### EXERCISE AIM:
Across all the lines below, how many contain the string "seaborn"? Please reply with the number only.

### SUPPLIED MATERIAL:
++++++++++++++++++++

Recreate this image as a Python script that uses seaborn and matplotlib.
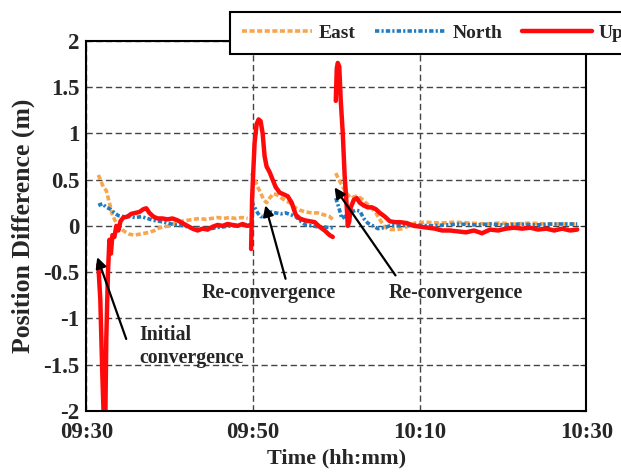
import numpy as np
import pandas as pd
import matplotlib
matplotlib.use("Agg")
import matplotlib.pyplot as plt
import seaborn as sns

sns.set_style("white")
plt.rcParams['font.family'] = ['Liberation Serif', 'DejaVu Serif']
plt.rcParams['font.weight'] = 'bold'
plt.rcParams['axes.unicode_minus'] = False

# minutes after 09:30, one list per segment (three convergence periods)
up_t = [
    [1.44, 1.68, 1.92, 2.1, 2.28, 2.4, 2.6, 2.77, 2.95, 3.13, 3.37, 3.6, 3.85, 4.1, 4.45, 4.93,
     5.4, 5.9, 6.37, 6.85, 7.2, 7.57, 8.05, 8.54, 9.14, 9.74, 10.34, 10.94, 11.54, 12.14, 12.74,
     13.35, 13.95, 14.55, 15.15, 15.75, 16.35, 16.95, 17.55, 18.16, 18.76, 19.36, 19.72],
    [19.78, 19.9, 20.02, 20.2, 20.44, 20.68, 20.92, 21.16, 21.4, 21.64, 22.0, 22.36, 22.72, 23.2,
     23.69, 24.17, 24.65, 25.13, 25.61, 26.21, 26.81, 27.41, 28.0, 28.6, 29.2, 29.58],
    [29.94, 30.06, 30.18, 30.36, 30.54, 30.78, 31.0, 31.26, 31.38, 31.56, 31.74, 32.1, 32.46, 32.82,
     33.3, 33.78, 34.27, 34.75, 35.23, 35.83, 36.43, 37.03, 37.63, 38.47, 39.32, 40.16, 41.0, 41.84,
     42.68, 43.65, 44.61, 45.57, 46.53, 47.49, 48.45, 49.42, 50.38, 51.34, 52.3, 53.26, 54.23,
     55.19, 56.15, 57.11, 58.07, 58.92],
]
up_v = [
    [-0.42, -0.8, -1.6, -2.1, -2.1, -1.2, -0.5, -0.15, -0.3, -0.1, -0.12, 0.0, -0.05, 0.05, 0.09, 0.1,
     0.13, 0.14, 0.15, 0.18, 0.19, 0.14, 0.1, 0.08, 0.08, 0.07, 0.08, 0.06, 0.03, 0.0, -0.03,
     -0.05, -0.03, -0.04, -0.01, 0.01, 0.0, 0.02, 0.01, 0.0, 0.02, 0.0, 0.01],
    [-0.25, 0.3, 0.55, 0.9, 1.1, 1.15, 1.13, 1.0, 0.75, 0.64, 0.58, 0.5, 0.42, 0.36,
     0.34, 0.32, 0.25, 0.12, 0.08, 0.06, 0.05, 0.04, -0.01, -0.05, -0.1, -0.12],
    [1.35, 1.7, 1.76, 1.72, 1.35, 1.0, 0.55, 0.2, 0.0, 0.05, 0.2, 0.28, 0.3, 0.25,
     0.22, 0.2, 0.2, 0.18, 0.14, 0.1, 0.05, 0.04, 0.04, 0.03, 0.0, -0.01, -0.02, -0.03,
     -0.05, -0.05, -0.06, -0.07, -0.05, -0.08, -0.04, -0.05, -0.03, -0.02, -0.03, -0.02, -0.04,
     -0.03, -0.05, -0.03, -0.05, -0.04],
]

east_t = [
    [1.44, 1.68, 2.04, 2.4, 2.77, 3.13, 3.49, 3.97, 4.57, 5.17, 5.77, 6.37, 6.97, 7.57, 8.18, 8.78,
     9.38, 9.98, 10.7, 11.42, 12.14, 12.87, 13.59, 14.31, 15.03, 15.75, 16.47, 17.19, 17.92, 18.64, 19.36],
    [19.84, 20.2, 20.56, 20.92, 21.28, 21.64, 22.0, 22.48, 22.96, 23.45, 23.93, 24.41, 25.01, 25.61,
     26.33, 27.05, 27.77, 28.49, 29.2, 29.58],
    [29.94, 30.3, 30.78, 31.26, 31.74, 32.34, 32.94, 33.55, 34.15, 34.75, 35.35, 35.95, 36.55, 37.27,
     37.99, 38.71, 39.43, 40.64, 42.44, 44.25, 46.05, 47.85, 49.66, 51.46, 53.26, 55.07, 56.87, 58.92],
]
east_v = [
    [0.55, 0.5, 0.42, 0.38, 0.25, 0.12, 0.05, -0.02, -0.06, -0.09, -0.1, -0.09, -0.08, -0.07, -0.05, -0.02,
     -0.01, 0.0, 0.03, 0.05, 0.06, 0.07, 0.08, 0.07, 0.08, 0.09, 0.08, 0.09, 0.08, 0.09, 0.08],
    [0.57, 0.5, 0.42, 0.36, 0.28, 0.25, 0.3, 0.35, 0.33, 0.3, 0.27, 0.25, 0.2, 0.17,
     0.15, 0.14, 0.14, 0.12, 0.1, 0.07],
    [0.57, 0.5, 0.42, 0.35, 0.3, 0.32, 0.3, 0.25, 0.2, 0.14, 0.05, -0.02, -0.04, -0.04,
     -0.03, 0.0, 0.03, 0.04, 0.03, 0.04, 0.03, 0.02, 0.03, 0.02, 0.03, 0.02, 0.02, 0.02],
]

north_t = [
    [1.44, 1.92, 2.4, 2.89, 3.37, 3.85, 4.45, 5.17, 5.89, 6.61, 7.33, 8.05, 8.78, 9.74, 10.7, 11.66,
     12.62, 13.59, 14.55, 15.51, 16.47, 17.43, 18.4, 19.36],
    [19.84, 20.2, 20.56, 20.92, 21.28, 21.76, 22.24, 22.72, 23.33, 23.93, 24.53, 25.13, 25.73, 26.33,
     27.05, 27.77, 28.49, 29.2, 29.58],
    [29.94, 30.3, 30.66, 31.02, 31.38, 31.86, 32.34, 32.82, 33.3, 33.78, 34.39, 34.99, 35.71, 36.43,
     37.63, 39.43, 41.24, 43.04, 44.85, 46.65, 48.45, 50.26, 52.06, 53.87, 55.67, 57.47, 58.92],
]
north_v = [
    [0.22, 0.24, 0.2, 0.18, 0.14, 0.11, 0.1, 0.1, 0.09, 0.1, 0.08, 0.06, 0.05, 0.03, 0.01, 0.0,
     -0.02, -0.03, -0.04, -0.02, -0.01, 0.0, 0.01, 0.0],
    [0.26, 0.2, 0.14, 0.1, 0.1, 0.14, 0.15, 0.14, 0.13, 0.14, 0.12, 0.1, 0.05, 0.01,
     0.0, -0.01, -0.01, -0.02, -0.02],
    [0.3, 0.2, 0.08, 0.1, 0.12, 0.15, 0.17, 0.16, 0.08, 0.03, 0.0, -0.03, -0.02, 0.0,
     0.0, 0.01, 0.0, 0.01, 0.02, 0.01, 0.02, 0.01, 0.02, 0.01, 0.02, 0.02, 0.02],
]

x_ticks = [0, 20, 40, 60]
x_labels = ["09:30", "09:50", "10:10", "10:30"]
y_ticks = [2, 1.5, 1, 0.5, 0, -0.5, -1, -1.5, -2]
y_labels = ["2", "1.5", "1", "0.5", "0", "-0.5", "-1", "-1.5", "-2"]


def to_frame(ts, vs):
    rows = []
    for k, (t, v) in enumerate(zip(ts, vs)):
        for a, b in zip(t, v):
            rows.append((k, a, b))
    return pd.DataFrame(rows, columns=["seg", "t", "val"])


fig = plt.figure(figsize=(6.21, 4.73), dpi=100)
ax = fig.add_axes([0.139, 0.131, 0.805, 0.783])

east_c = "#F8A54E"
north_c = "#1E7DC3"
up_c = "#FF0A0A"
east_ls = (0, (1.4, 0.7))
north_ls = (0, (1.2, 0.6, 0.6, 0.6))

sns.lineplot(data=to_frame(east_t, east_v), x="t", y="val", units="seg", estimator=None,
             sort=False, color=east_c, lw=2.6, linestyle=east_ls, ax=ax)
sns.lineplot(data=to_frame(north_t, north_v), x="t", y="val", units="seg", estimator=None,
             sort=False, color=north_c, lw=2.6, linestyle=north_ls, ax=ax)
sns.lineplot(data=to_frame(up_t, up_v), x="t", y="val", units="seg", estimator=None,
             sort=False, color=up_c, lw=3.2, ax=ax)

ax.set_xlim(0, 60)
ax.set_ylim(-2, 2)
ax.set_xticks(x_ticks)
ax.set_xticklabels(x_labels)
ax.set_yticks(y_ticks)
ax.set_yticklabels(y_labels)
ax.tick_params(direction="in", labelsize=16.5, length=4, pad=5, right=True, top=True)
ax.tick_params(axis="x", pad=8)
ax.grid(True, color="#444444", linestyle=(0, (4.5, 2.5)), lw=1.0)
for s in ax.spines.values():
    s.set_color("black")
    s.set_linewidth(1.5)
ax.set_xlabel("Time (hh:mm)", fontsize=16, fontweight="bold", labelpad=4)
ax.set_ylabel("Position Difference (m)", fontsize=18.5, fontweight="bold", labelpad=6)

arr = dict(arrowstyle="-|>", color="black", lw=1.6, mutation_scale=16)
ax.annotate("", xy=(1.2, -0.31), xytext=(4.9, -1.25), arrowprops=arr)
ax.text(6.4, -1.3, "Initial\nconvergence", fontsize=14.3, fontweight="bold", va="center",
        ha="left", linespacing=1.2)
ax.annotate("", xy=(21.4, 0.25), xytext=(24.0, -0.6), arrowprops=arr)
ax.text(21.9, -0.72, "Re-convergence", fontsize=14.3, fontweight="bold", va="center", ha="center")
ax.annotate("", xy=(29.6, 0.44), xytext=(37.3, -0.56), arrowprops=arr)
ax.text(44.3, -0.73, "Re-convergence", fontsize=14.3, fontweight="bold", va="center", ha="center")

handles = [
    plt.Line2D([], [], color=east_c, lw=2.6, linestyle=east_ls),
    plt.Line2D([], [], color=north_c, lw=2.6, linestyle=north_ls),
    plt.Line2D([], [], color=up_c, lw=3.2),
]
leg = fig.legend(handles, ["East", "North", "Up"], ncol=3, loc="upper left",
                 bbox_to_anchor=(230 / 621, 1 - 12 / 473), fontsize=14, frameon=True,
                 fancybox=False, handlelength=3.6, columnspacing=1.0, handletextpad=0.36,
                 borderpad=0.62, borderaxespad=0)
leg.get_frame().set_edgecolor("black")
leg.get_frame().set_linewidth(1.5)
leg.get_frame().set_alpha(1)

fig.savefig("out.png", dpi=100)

++++++++++++++++++++

### OUTPUT FOR THIS EXERCISE:
2